Recent events in our polity particularly in the judicial arm of government have, however, left a sour taste in the mouth of many citizens who approach the courts on a daily basis to seek one redress or the other. The invasion of the private residence of some judges, by security operatives in the middle of the night, some time ago, to the arrest and arraignment of some senior lawyers on corruption charges and very recently, the allegation and subsequent arraignment of the Chief Justice of Nigeria, Justice Walter Onnoghen, for alleged non-declaration of assets, clearly show the whole plot is designed to bring the judiciary as an institution to disrepute, which in my opinion is ill-conceived and highly despicable and should be condemned by every right-thinking Nigerian.

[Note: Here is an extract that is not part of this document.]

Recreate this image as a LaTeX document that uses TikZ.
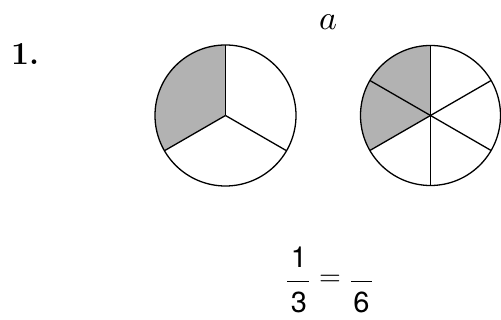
\documentclass[tikz,border=0pt]{standalone}
\usepackage{fontspec}
\usepackage{unicode-math}
\setmathfont{Latin Modern Math}
\newfontfamily\fracfont{TeX Gyre Heros}
\begin{document}
\begin{tikzpicture}[x=1pt,y=1pt,
  rim/.style={line width=1.3pt},
  spoke/.style={line width=1.3pt},
  shaded/.style={fill=black!30},
  numtext/.style={inner sep=0pt,font=\fracfont\fontsize{29}{33}\selectfont},
  fracbar/.style={line width=1.2pt}]
\useasboundingbox (0,0) rectangle (501,320);
% labels
\node[anchor=base west,inner sep=0pt,font=\bfseries\fontsize{32}{36}\selectfont] (num) at (11,255) {1.};
\node[anchor=base west,inner sep=0pt,font=\fontsize{34}{40}\selectfont] (lab) at (319,290) {$a$};
% circle 1 (thirds)
\coordinate (c1) at (225.5,204.5);
\fill[shaded] (c1) -- ++(90:70.5) arc[start angle=90,end angle=210,radius=70.5] -- cycle;
\draw[rim] (c1) circle[radius=70.5];
\foreach \a in {90,210,330} \draw[spoke] (c1) -- ++(\a:70.5);
% circle 2 (sixths)
\coordinate (c2) at (430.5,204.5);
\fill[shaded] (c2) -- ++(90:70) arc[start angle=90,end angle=210,radius=70] -- cycle;
\draw[rim] (c2) circle[radius=70];
\foreach \a in {30,90,150,210,270,330} \draw[spoke] (c2) -- ++(\a:70);
% fraction
\node[numtext,anchor=base] (n1) at (299,52) {1};
\node[numtext,anchor=base] (d1) at (299,7) {3};
\node[numtext,anchor=base] (d2) at (361.5,7) {6};
\draw[fracbar] (287,38.5) -- (309,38.5);
\draw[fracbar] (351,38.5) -- (372,38.5);
\node[inner sep=0pt,font=\fontsize{28}{32}\selectfont] (eq) at (330.5,40) {$=$};
\end{tikzpicture}
\end{document}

The consistent interference in the affairs of other arms of government by the executive must stop, if truly we want to practise democracy as a country. I must say this act is impinging seriously on the principle of separation of powers which is a key element in any flourishing democratic society. That is not to say the CJN cannot be prosecuted if indeed he has erred. The law remains the law and no man is above it.
Fighting corruption is good, but it becomes bad when it is laden with political coloration, which tends to rubbish the whole anti-corruption framework. The fight against corruption should be holistic and systematic in nature. We must begin to build strong institutions as against building strong and powerful individuals, who end up running them as emperors of some sorts, that approach is no longer acceptable and will take us nowhere.
A constitutional democracy should be about the rule of law. Unfortunately, the political class in the country has so much fouled the political spaces such that no meaningful development can take place. The rule of law must be adhered to in order for us to build a sane society.
Undesirable and corrupt elements must be weeded out from all the arms of government and it must be fought without any form of bias. A member of the National Assembly, Senator Shehu Sani, once said: “When it comes to fighting corruption in the National Assembly and the Judiciary and in the larger Nigerian sectors, the President uses insecticide, but when it comes to fighting corruption within the Presidency, they use deodorants. We have a political atmosphere where you have a saintly and angelic Presidency and a devilish and evil society.”
There seems to be a well-orchestrated plan by some powerful political actors within the executive arm of government, who are bent on strangulating other arms of government into submission, by doing their bidding at all cost. A dangerous precedent is being set in our temple of justice system, if this ugly trend is not quickly checked; it might come back some day to haunt us as a nation. For me, this is politics taken too far!